STATED EXERCISE —
Retype, exactly as they stand, the lines from the start of the data to the line that contains "import plotly.graph_objects as go", both ends included. Leave the pictures out.

INFORMATION SUPPLIED —
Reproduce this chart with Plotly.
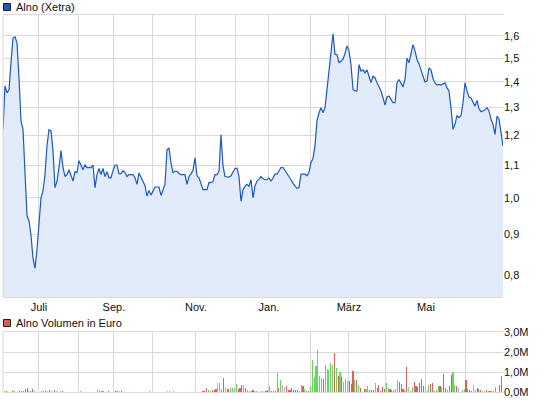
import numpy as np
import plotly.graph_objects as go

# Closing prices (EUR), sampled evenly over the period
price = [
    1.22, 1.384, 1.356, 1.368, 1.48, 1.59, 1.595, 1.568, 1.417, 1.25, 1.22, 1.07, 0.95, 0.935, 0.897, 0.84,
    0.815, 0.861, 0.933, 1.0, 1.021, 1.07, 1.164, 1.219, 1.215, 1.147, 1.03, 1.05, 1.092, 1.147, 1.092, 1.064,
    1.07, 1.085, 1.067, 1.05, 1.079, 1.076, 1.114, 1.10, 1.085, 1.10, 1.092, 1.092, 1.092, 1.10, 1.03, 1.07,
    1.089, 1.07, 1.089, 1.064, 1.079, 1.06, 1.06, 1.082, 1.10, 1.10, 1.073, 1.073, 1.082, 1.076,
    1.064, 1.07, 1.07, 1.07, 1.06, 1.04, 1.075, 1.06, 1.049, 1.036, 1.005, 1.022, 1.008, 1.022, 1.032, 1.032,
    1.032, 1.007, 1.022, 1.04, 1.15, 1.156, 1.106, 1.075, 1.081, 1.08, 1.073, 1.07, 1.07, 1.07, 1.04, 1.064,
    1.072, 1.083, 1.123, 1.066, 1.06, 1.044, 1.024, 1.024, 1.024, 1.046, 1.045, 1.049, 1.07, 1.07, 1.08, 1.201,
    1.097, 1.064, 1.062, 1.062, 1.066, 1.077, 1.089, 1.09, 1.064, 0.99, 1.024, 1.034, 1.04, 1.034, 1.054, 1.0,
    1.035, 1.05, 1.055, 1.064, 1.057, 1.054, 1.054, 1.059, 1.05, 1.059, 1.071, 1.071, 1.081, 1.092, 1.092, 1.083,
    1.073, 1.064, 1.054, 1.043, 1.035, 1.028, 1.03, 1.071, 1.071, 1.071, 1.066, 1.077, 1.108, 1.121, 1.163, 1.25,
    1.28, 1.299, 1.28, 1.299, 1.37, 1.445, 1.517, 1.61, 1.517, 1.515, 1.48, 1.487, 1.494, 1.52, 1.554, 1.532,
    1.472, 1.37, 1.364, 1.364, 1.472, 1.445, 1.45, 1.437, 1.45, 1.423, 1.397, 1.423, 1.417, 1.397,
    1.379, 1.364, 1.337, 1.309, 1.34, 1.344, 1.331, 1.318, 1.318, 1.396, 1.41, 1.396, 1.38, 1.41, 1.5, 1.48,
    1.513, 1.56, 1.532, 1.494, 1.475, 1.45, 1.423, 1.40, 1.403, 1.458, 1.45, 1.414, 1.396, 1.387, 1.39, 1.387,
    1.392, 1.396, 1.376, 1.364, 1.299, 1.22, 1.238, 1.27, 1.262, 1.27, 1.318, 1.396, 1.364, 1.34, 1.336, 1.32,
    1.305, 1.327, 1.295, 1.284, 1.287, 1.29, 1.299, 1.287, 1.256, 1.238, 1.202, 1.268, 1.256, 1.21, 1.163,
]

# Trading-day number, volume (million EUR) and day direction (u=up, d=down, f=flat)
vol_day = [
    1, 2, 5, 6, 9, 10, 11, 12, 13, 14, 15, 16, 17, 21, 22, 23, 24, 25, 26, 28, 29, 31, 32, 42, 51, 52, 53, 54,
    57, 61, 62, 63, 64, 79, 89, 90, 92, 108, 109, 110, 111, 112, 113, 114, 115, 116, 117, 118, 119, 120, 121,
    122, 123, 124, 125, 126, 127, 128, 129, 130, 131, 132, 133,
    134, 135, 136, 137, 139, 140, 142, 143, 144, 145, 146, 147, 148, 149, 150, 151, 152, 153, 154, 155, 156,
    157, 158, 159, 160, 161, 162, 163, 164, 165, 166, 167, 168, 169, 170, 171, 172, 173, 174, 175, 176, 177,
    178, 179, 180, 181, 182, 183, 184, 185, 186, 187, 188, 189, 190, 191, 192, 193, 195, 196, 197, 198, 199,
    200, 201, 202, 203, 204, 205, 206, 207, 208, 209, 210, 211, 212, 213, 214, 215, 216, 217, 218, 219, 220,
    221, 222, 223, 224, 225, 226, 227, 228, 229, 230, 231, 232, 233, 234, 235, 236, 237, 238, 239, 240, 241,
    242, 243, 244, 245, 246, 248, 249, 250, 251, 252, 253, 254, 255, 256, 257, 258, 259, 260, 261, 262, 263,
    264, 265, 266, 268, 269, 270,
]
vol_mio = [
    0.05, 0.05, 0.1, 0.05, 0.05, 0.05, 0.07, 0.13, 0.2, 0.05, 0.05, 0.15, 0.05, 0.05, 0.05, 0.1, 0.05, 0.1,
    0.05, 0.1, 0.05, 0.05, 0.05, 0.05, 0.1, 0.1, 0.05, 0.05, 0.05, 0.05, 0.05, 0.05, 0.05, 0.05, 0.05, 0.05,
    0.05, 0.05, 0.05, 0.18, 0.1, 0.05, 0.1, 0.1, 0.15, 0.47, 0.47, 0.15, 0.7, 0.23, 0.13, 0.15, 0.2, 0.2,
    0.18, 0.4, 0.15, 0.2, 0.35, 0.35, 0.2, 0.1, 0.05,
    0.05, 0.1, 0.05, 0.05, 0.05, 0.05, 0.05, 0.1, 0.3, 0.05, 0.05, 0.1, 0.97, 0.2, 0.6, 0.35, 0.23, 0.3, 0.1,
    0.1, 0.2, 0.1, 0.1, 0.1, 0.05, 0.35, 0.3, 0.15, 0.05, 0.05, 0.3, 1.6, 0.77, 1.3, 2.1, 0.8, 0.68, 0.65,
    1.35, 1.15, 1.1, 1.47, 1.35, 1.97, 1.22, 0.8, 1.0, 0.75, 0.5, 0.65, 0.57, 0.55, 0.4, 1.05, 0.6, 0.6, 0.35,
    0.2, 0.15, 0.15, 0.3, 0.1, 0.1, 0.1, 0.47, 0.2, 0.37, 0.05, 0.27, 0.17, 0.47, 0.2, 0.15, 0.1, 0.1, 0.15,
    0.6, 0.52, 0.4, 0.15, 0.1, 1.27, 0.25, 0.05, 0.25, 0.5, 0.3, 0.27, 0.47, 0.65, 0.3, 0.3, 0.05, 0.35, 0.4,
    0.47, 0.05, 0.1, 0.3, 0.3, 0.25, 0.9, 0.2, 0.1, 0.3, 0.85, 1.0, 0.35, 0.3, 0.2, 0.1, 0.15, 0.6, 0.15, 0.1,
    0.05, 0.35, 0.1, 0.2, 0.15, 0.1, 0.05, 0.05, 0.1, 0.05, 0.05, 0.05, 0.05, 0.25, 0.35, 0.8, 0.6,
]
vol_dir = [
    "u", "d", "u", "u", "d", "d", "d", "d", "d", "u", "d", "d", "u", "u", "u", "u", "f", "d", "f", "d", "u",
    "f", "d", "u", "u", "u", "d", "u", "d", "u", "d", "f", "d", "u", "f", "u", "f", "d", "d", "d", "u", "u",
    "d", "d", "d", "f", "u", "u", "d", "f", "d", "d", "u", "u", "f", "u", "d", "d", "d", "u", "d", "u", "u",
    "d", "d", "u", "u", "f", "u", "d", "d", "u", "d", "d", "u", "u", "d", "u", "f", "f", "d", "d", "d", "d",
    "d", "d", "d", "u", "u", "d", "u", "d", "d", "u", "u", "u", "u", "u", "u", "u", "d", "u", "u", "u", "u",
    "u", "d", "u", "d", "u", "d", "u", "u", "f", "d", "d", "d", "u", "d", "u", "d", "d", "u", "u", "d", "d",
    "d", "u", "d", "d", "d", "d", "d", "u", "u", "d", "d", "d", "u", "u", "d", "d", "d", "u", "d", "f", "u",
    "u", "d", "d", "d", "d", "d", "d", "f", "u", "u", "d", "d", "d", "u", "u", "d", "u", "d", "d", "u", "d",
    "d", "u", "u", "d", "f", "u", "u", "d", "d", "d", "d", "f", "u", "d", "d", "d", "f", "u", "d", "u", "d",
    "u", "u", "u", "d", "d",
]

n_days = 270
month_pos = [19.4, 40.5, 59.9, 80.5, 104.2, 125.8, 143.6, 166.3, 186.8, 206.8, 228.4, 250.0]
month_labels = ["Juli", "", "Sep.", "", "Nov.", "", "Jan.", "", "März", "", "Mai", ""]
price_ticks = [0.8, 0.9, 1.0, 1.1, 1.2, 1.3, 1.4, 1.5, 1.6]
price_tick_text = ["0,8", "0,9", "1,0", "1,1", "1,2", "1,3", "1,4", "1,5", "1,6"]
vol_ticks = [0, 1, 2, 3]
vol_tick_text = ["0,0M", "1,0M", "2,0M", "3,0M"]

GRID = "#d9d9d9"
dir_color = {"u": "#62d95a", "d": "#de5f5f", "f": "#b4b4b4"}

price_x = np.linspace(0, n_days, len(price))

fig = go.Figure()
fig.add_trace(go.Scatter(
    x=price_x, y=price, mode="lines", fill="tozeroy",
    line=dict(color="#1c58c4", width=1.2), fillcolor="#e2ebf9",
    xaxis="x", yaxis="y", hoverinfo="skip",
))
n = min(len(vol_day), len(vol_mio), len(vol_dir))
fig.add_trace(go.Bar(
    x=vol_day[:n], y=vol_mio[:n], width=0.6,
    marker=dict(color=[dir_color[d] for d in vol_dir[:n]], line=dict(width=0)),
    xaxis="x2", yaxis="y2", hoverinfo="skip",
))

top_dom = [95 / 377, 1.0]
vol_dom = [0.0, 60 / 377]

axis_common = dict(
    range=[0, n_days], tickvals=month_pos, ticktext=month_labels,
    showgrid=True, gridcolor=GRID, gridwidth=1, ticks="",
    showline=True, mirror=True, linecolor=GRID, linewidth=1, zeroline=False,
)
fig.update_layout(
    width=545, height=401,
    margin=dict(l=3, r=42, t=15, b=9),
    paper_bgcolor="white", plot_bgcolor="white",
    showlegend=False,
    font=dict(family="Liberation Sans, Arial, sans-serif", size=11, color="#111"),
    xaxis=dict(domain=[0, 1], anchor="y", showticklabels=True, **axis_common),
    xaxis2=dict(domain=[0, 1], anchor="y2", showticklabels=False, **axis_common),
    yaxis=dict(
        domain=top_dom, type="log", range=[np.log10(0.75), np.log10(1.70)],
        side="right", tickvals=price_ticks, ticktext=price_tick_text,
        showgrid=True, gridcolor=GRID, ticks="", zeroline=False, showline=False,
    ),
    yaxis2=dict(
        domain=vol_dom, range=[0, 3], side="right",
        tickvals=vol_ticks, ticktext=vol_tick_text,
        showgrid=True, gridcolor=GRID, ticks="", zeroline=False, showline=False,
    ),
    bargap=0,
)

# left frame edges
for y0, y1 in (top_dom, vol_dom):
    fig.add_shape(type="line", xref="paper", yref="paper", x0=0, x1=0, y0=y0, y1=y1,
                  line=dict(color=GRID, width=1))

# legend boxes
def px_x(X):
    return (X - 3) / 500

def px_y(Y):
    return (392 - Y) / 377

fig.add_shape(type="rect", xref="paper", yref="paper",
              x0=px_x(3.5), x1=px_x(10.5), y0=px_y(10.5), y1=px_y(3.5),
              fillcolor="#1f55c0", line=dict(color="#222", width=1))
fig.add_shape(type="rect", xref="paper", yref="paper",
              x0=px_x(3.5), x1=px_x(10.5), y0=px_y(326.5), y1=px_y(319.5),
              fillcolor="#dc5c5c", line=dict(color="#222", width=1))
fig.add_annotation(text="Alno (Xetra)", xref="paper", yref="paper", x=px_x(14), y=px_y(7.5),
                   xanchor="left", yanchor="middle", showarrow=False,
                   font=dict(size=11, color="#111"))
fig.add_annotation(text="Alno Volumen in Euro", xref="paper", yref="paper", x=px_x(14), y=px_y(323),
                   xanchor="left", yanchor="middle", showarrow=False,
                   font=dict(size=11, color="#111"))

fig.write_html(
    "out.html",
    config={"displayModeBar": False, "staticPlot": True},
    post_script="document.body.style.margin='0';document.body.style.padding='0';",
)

RESPONSE FOR THIS EXERCISE —
Reproduce this chart with Plotly.
import numpy as np
import plotly.graph_objects as go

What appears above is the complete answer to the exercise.